Transcribe the material verbatim in full; the pictures do not belong in the copy.
****
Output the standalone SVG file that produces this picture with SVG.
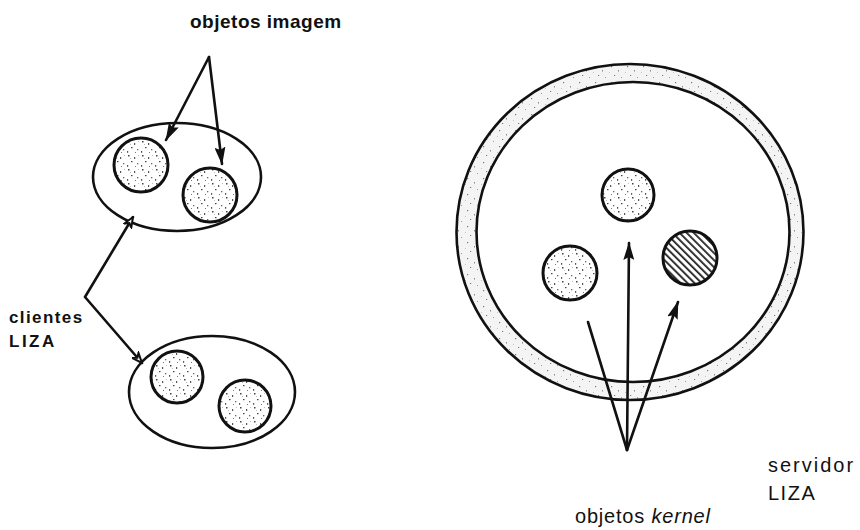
<svg xmlns="http://www.w3.org/2000/svg" width="860" height="530" viewBox="0 0 860 530">
<style>
.ln{fill:none;stroke:#111;stroke-width:2.6;stroke-linecap:round;stroke-linejoin:round}
.obj{fill:url(#speck);stroke:#111;stroke-width:3}
.cli{fill:#fff;stroke:#111;stroke-width:2.6}
.lbl{font-family:"Liberation Sans",Arial,sans-serif;fill:#111}
.b{font-weight:bold}
</style>
<defs>
<pattern id="speck" width="14" height="14" patternUnits="userSpaceOnUse">
<rect width="14" height="14" fill="#fff"/>
<rect x="2" y="1" width="1.5" height="1.5" fill="#444"/>
<rect x="8" y="3" width="1.2" height="2" fill="#555"/>
<rect x="5" y="7" width="1.5" height="1.2" fill="#444"/>
<rect x="11" y="9" width="1.3" height="1.3" fill="#666"/>
<rect x="1" y="11" width="1.2" height="1.8" fill="#555"/>
<rect x="9" y="12" width="1" height="1" fill="#777"/>
<rect x="4" y="4" width="0.8" height="0.8" fill="#999"/>
<rect x="12" y="1" width="0.8" height="0.8" fill="#999"/>
</pattern>
<pattern id="ringspeck" width="16" height="16" patternUnits="userSpaceOnUse">
<rect width="16" height="16" fill="#f4f4f4"/>
<rect x="3" y="2" width="1.2" height="1.2" fill="#777"/>
<rect x="10" y="6" width="1" height="1.5" fill="#888"/>
<rect x="6" y="11" width="1.2" height="1" fill="#777"/>
<rect x="13" y="13" width="1" height="1" fill="#999"/>
<rect x="1" y="8" width="0.8" height="0.8" fill="#aaa"/>
</pattern>
<pattern id="hatch" width="5" height="5" patternUnits="userSpaceOnUse" patternTransform="rotate(-45)">
<rect width="5" height="5" fill="#fff"/>
<rect x="0" y="0" width="1.8" height="5" fill="#222"/>
</pattern>
<marker id="ahf" markerUnits="userSpaceOnUse" markerWidth="18" markerHeight="11" refX="17" refY="5.5" orient="auto">
<path d="M0,0 L18,5.5 L0,11 L3,5.5 z" fill="#111"/>
</marker>
<marker id="aho" markerUnits="userSpaceOnUse" markerWidth="12" markerHeight="10" refX="11" refY="5" orient="auto-start-reverse">
<path d="M1,1 L11,5 L1,9 L4,5 z" fill="#fff" stroke="#111" stroke-width="2"/>
</marker>
</defs>

<g id="server">
<ellipse cx="630" cy="232" rx="173.5" ry="168" fill="url(#ringspeck)" stroke="#111" stroke-width="2.6"/>
<ellipse cx="633" cy="232" rx="156.5" ry="150" fill="#fff" stroke="#111" stroke-width="2.6"/>
</g>
<g id="kernel-obj-1"><circle cx="628" cy="195" r="26" class="obj"/></g>
<g id="kernel-obj-2"><circle cx="570" cy="273" r="27" class="obj"/></g>
<g id="kernel-obj-3"><circle cx="690" cy="258" r="27" fill="url(#hatch)" stroke="#111" stroke-width="3"/></g>

<g id="client-1">
<ellipse cx="177" cy="177" rx="84" ry="54" class="cli"/>
</g>
<g id="image-obj-1"><circle cx="141" cy="165" r="27" class="obj"/></g>
<g id="image-obj-2"><circle cx="210" cy="195" r="27" class="obj"/></g>

<g id="client-2">
<ellipse cx="212" cy="392" rx="83" ry="56" class="cli"/>
</g>
<g id="image-obj-3"><circle cx="177" cy="377" r="26" class="obj"/></g>
<g id="image-obj-4"><circle cx="245" cy="406" r="26" class="obj"/></g>

<g id="connectors">
<path class="ln" d="M209,57 L166,140" marker-end="url(#ahf)"/>
<path class="ln" d="M209,57 L222,164" marker-end="url(#ahf)"/>
<path class="ln" d="M133,217 L85,297 L142,363" marker-start="url(#aho)" marker-end="url(#aho)"/>
<path class="ln" d="M627,450 L629,243" marker-end="url(#ahf)"/>
<path class="ln" d="M627,450 L678,302" marker-end="url(#ahf)"/>
<path class="ln" d="M627,450 L588,322"/>
</g>

<g id="labels">
<text class="lbl b" x="190" y="28" font-size="19" letter-spacing="0.5">objetos imagem</text>
<text class="lbl b" x="9" y="323" font-size="17" letter-spacing="1.4">clientes</text>
<text class="lbl b" x="9" y="347" font-size="17" letter-spacing="2.5">LIZA</text>
<text class="lbl" x="768" y="472" font-size="20" letter-spacing="2">servidor</text>
<text class="lbl" x="768" y="500" font-size="20" letter-spacing="1.5">LIZA</text>
<text class="lbl" x="575" y="523" font-size="20" letter-spacing="0.8">objetos <tspan font-style="italic">kernel</tspan></text>
</g>
</svg>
****
Task result
Output the standalone SVG file that produces this picture with SVG.
<svg xmlns="http://www.w3.org/2000/svg" width="860" height="530" viewBox="0 0 860 530">
<style>
.ln{fill:none;stroke:#111;stroke-width:2.6;stroke-linecap:round;stroke-linejoin:round}
.obj{fill:url(#speck);stroke:#111;stroke-width:3}
.cli{fill:#fff;stroke:#111;stroke-width:2.6}
.lbl{font-family:"Liberation Sans",Arial,sans-serif;fill:#111}
.b{font-weight:bold}
</style>
<defs>
<pattern id="speck" width="14" height="14" patternUnits="userSpaceOnUse">
<rect width="14" height="14" fill="#fff"/>
<rect x="2" y="1" width="1.5" height="1.5" fill="#444"/>
<rect x="8" y="3" width="1.2" height="2" fill="#555"/>
<rect x="5" y="7" width="1.5" height="1.2" fill="#444"/>
<rect x="11" y="9" width="1.3" height="1.3" fill="#666"/>
<rect x="1" y="11" width="1.2" height="1.8" fill="#555"/>
<rect x="9" y="12" width="1" height="1" fill="#777"/>
<rect x="4" y="4" width="0.8" height="0.8" fill="#999"/>
<rect x="12" y="1" width="0.8" height="0.8" fill="#999"/>
</pattern>
<pattern id="ringspeck" width="16" height="16" patternUnits="userSpaceOnUse">
<rect width="16" height="16" fill="#f4f4f4"/>
<rect x="3" y="2" width="1.2" height="1.2" fill="#777"/>
<rect x="10" y="6" width="1" height="1.5" fill="#888"/>
<rect x="6" y="11" width="1.2" height="1" fill="#777"/>
<rect x="13" y="13" width="1" height="1" fill="#999"/>
<rect x="1" y="8" width="0.8" height="0.8" fill="#aaa"/>
</pattern>
<pattern id="hatch" width="5" height="5" patternUnits="userSpaceOnUse" patternTransform="rotate(-45)">
<rect width="5" height="5" fill="#fff"/>
<rect x="0" y="0" width="1.8" height="5" fill="#222"/>
</pattern>
<marker id="ahf" markerUnits="userSpaceOnUse" markerWidth="18" markerHeight="11" refX="17" refY="5.5" orient="auto">
<path d="M0,0 L18,5.5 L0,11 L3,5.5 z" fill="#111"/>
</marker>
<marker id="aho" markerUnits="userSpaceOnUse" markerWidth="12" markerHeight="10" refX="11" refY="5" orient="auto-start-reverse">
<path d="M1,1 L11,5 L1,9 L4,5 z" fill="#fff" stroke="#111" stroke-width="2"/>
</marker>
</defs>

<g id="server">
<ellipse cx="630" cy="232" rx="173.5" ry="168" fill="url(#ringspeck)" stroke="#111" stroke-width="2.6"/>
<ellipse cx="633" cy="232" rx="156.5" ry="150" fill="#fff" stroke="#111" stroke-width="2.6"/>
</g>
<g id="kernel-obj-1"><circle cx="628" cy="195" r="26" class="obj"/></g>
<g id="kernel-obj-2"><circle cx="570" cy="273" r="27" class="obj"/></g>
<g id="kernel-obj-3"><circle cx="690" cy="258" r="27" fill="url(#hatch)" stroke="#111" stroke-width="3"/></g>

<g id="client-1">
<ellipse cx="177" cy="177" rx="84" ry="54" class="cli"/>
</g>
<g id="image-obj-1"><circle cx="141" cy="165" r="27" class="obj"/></g>
<g id="image-obj-2"><circle cx="210" cy="195" r="27" class="obj"/></g>

<g id="client-2">
<ellipse cx="212" cy="392" rx="83" ry="56" class="cli"/>
</g>
<g id="image-obj-3"><circle cx="177" cy="377" r="26" class="obj"/></g>
<g id="image-obj-4"><circle cx="245" cy="406" r="26" class="obj"/></g>

<g id="connectors">
<path class="ln" d="M209,57 L166,140" marker-end="url(#ahf)"/>
<path class="ln" d="M209,57 L222,164" marker-end="url(#ahf)"/>
<path class="ln" d="M133,217 L85,297 L142,363" marker-start="url(#aho)" marker-end="url(#aho)"/>
<path class="ln" d="M627,450 L629,243" marker-end="url(#ahf)"/>
<path class="ln" d="M627,450 L678,302" marker-end="url(#ahf)"/>
<path class="ln" d="M627,450 L588,322"/>
</g>

<g id="labels">
<text class="lbl b" x="190" y="28" font-size="19" letter-spacing="0.5">objetos imagem</text>
<text class="lbl b" x="9" y="323" font-size="17" letter-spacing="1.4">clientes</text>
<text class="lbl b" x="9" y="347" font-size="17" letter-spacing="2.5">LIZA</text>
<text class="lbl" x="768" y="472" font-size="20" letter-spacing="2">servidor</text>
<text class="lbl" x="768" y="500" font-size="20" letter-spacing="1.5">LIZA</text>
<text class="lbl" x="575" y="523" font-size="20" letter-spacing="0.8">objetos <tspan font-style="italic">kernel</tspan></text>
</g>
</svg>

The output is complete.